Polygraphy 工具完整介紹

Post author:darwin
Post published:2026 年 3 月 21 日
Post category:工具教學
Post comments:0 Comments

Polygraphy 是由 NVIDIA 開發的一套開源深度學習模型除錯（Debug）與分析工具集。它屬於 NVIDIA TensorRT 生態系統的一部分，主要目的是幫助開發者在將模型部署到 TensorRT 之前或之後，能夠快速地進行推理結果驗證、效能分析以及精度除錯。
簡單來說，Polygraphy 就像是深度學習模型的「測謊機」與「聽診器」，用來檢查模型在不同框架（如 ONNX Runtime, TensorRT）之間轉換時，是否發生了數值誤差或效能瓶頸。
使用 Polygraphy，您可以達成以下核心目標：
A. 驗證模型轉換的正確性 (Accuracy Verification)
- 目標： 確保模型從 PyTorch/TensorFlow 轉成 ONNX 或 TensorRT 引擎（Engine）後，輸出的結果與原始模型一致。
- 做法： 自動比較不同後端（例如 ONNX Runtime vs.
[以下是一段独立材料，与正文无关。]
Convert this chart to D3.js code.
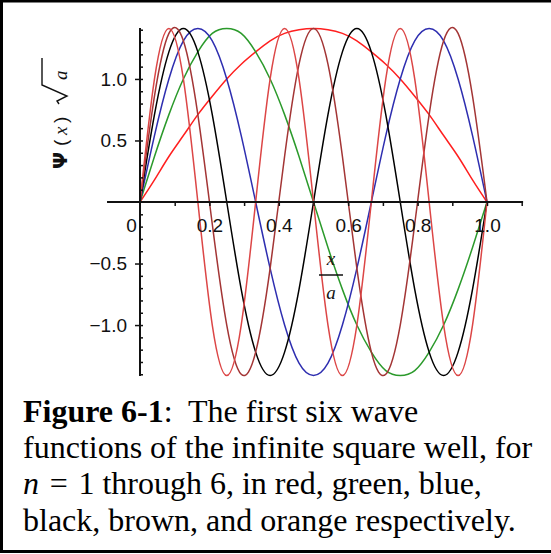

TensorRT）對同一輸入的推理結果，並報告誤差值（絕對誤差與相對誤差）。
B. 隔離與定位錯誤 (Error Isolation)
- 目標： 當模型轉換後精度下降，找出具體是「哪一層（Layer）」或「哪個子圖（Subgraph）」出了問題。
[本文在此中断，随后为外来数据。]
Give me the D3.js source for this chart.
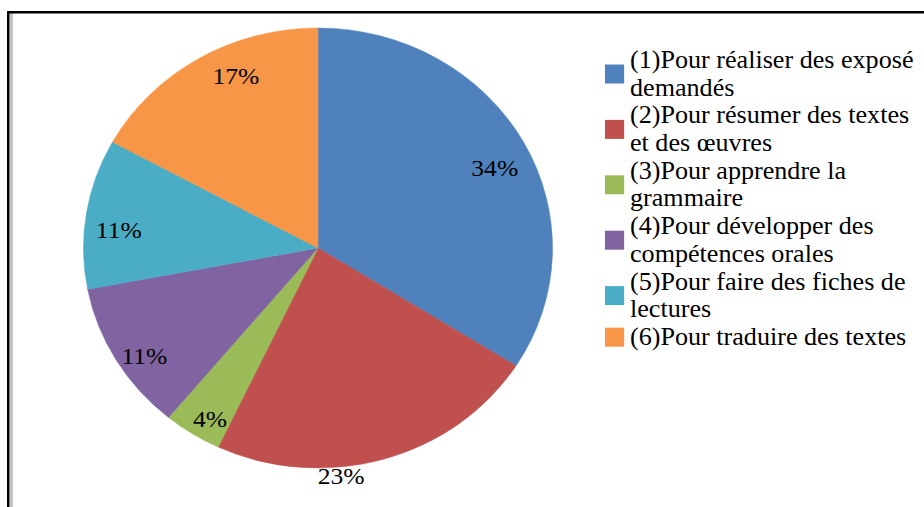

- 做法： 提供二分搜尋法（Bisect）或其他策略，自動縮小範圍，定位導致精度崩潰的具體層。
C. 效能分析與基準測試 (Performance Profiling)
- 目標： 評估模型在 TensorRT 上的推論速度。
- 做法： 運行基準測試（Benchmark），測量延遲（Latency）、吞吐量（Throughput）以及記憶體使用情況。
D. 簡化除錯流程 (Debugging Workflow)
- 目標： 快速檢查模型架構或清理模型。
- 做法： 提供查看模型結構、修改 ONNX 模型（如摺疊常數、提取子圖）的功能。

安裝方法
- pip install nvidia-pyindex
- pip install polygraphy
主要分為下面六大工具，依照不同的用法來使用，最常使用的是run和inspect
- run: Load/convert, run inference, compare accuracy across backends (載入/轉換，執行推論，比較不同後端的準確度)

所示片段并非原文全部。